- _Goal_:
Retype the opening lines of the data exactly, stopping after the line that contains "const boxesB = [];". Skip every picture.

- _Material_:
━━━━━━━━━━━━━━━━━━━━━━━━━━━━━━
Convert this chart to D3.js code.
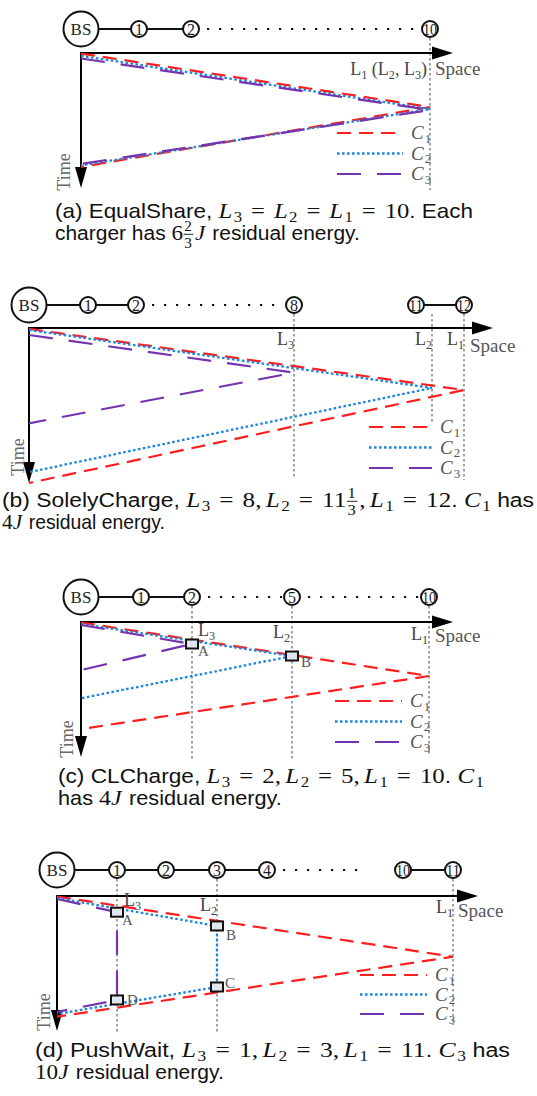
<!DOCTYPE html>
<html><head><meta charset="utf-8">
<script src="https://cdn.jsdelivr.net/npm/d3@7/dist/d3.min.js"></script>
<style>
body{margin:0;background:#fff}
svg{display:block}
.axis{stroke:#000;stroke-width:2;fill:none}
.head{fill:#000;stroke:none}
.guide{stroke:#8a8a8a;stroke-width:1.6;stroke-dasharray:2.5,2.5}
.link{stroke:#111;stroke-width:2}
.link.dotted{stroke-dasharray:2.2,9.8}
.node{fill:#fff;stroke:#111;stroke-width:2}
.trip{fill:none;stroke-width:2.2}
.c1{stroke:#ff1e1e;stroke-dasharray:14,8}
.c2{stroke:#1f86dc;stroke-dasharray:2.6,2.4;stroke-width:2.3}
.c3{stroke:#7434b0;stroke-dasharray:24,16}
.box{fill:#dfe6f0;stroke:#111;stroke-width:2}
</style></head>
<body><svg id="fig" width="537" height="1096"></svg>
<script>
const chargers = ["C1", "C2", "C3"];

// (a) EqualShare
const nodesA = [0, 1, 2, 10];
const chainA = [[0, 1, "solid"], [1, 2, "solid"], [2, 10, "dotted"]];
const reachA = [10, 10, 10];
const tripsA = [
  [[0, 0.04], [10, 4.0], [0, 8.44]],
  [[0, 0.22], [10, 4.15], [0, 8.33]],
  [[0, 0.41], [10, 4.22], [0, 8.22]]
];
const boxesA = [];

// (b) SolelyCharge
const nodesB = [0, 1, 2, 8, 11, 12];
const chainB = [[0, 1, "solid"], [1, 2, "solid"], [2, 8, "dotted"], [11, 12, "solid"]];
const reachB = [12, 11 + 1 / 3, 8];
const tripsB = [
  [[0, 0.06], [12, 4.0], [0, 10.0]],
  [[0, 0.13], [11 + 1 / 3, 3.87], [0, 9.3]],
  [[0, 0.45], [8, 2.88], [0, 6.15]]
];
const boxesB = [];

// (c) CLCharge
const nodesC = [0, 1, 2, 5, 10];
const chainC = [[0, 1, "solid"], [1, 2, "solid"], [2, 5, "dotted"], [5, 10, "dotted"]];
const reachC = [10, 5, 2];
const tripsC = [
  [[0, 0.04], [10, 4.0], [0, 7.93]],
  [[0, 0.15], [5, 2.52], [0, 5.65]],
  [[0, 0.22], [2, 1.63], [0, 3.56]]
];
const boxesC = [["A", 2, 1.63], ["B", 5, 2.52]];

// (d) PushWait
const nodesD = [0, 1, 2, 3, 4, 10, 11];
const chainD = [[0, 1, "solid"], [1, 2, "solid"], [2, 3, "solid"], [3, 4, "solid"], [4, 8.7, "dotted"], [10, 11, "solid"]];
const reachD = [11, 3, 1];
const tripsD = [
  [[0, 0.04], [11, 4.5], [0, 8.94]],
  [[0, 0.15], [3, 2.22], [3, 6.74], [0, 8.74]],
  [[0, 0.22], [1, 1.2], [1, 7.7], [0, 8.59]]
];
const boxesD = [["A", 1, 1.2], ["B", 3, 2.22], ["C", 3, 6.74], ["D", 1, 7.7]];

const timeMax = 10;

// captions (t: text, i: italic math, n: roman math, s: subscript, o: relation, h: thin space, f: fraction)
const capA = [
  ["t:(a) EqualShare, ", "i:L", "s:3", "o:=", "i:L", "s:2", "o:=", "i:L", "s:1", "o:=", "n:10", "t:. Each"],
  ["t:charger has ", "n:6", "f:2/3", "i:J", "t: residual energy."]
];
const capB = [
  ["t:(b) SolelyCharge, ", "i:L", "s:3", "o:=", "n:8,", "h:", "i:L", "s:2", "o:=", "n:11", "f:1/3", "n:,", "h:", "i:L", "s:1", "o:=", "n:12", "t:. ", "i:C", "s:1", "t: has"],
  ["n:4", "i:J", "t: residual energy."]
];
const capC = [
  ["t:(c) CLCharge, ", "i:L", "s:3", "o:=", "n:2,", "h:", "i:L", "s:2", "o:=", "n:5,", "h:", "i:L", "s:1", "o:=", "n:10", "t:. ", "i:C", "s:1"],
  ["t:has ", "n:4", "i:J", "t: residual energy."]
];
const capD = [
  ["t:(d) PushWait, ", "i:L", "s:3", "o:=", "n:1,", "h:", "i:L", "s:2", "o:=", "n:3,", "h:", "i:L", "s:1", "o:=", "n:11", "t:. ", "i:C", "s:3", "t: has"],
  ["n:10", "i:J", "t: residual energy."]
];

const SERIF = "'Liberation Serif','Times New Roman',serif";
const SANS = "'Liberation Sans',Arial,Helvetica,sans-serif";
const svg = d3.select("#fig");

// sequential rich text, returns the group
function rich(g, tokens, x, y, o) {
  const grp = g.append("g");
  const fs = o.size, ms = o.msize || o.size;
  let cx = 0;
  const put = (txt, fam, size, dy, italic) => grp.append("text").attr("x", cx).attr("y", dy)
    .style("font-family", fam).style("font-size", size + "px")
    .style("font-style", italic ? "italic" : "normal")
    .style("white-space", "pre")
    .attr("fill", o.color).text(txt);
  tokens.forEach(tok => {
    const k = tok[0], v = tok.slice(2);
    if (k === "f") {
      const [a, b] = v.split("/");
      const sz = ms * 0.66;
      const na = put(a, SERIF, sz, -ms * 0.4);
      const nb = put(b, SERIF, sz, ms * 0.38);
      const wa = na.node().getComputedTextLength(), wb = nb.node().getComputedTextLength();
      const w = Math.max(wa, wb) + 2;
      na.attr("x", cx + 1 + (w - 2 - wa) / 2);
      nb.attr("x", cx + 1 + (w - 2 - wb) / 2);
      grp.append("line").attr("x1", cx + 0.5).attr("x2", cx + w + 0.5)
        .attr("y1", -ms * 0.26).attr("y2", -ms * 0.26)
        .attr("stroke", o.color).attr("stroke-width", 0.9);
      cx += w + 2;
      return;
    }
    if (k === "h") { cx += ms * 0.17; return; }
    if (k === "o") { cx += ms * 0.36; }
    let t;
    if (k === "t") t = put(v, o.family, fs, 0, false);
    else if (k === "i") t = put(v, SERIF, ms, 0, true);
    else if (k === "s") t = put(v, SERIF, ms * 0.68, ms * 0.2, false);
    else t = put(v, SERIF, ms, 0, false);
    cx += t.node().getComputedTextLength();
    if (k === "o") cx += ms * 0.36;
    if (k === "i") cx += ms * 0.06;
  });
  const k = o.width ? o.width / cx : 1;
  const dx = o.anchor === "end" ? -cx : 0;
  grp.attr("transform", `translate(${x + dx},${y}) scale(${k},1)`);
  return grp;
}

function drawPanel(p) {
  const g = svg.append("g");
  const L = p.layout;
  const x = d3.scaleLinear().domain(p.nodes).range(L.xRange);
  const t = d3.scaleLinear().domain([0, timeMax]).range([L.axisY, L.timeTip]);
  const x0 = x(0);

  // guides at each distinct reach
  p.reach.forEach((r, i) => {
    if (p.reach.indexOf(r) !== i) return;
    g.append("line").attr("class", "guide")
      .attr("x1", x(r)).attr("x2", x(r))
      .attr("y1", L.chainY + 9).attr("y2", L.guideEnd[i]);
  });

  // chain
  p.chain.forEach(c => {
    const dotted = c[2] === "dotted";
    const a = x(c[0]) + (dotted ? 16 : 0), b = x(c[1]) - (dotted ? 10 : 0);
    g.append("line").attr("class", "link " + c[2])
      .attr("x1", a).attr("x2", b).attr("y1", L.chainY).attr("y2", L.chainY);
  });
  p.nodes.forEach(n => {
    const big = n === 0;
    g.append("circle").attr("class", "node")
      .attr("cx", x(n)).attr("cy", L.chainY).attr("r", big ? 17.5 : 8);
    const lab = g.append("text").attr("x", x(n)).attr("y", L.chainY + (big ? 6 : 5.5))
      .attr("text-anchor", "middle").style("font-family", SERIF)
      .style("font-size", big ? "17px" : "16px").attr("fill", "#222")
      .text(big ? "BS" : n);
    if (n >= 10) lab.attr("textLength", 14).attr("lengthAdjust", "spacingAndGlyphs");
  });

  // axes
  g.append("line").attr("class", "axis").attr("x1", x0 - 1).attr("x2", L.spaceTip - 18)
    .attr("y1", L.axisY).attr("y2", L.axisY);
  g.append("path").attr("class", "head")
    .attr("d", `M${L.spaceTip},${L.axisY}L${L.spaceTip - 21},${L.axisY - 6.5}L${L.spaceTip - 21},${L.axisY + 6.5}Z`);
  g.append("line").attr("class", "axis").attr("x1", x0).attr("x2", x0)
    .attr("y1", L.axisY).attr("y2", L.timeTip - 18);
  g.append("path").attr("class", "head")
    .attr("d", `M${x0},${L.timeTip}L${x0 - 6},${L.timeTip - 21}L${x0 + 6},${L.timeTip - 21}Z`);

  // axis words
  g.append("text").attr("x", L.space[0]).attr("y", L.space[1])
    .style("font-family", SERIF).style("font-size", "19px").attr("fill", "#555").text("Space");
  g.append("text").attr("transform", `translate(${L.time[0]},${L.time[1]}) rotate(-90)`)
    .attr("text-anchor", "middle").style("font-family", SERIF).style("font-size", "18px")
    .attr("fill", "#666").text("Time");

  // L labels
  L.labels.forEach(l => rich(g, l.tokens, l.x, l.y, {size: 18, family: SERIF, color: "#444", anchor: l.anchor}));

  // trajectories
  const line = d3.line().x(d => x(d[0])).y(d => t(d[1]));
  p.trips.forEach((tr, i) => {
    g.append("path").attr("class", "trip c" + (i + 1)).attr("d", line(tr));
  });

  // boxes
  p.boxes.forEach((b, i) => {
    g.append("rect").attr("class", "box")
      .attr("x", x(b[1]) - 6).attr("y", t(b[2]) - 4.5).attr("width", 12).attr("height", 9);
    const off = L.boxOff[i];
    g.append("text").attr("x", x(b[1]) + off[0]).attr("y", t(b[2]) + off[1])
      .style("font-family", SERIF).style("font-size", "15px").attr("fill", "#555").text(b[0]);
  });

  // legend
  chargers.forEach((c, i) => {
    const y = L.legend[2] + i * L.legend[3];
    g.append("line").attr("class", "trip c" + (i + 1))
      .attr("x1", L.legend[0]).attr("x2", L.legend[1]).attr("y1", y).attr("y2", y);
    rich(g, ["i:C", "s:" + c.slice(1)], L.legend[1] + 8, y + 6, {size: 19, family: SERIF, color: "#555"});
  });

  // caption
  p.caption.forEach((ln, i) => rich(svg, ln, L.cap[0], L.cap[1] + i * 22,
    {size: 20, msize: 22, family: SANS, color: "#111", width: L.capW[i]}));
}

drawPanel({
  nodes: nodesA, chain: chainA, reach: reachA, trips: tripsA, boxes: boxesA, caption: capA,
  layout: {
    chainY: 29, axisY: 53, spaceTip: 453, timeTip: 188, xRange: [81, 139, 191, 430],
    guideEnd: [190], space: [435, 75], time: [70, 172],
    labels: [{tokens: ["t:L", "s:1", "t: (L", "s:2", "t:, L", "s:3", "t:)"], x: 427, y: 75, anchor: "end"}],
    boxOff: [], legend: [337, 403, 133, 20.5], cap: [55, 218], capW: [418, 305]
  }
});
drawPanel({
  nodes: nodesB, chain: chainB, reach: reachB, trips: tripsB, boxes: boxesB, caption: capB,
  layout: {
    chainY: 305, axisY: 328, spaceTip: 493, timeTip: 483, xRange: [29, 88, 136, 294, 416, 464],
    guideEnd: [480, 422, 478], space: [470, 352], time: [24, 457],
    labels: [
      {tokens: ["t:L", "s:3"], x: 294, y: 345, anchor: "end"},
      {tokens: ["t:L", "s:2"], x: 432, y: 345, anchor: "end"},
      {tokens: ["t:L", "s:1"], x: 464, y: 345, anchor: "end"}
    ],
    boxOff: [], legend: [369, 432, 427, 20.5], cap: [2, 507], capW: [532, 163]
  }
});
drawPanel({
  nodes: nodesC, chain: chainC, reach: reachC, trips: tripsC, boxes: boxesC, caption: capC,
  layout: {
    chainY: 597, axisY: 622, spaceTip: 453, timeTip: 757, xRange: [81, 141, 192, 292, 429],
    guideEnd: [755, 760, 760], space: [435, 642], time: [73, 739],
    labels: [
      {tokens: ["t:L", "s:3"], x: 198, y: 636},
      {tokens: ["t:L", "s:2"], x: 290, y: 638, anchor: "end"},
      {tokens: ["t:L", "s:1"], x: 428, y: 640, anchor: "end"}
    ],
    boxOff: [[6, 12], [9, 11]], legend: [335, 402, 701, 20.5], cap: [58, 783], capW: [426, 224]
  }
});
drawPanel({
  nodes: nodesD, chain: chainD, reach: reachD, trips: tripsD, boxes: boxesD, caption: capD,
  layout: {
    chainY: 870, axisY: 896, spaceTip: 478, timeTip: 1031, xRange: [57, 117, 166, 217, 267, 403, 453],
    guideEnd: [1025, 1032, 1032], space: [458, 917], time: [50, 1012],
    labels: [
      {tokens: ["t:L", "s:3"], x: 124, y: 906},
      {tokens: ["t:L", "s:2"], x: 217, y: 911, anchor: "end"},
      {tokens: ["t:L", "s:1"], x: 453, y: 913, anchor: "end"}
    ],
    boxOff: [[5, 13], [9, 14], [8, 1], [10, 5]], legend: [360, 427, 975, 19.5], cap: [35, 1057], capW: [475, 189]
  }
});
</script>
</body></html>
━━━━━━━━━━━━━━━━━━━━━━━━━━━━━━
- _Solution to the problem_:
Convert this chart to D3.js code.
<!DOCTYPE html>
<html><head><meta charset="utf-8">
<script src="https://cdn.jsdelivr.net/npm/d3@7/dist/d3.min.js"></script>
<style>
body{margin:0;background:#fff}
svg{display:block}
.axis{stroke:#000;stroke-width:2;fill:none}
.head{fill:#000;stroke:none}
.guide{stroke:#8a8a8a;stroke-width:1.6;stroke-dasharray:2.5,2.5}
.link{stroke:#111;stroke-width:2}
.link.dotted{stroke-dasharray:2.2,9.8}
.node{fill:#fff;stroke:#111;stroke-width:2}
.trip{fill:none;stroke-width:2.2}
.c1{stroke:#ff1e1e;stroke-dasharray:14,8}
.c2{stroke:#1f86dc;stroke-dasharray:2.6,2.4;stroke-width:2.3}
.c3{stroke:#7434b0;stroke-dasharray:24,16}
.box{fill:#dfe6f0;stroke:#111;stroke-width:2}
</style></head>
<body><svg id="fig" width="537" height="1096"></svg>
<script>
const chargers = ["C1", "C2", "C3"];

// (a) EqualShare
const nodesA = [0, 1, 2, 10];
const chainA = [[0, 1, "solid"], [1, 2, "solid"], [2, 10, "dotted"]];
const reachA = [10, 10, 10];
const tripsA = [
  [[0, 0.04], [10, 4.0], [0, 8.44]],
  [[0, 0.22], [10, 4.15], [0, 8.33]],
  [[0, 0.41], [10, 4.22], [0, 8.22]]
];
const boxesA = [];

// (b) SolelyCharge
const nodesB = [0, 1, 2, 8, 11, 12];
const chainB = [[0, 1, "solid"], [1, 2, "solid"], [2, 8, "dotted"], [11, 12, "solid"]];
const reachB = [12, 11 + 1 / 3, 8];
const tripsB = [
  [[0, 0.06], [12, 4.0], [0, 10.0]],
  [[0, 0.13], [11 + 1 / 3, 3.87], [0, 9.3]],
  [[0, 0.45], [8, 2.88], [0, 6.15]]
];
const boxesB = [];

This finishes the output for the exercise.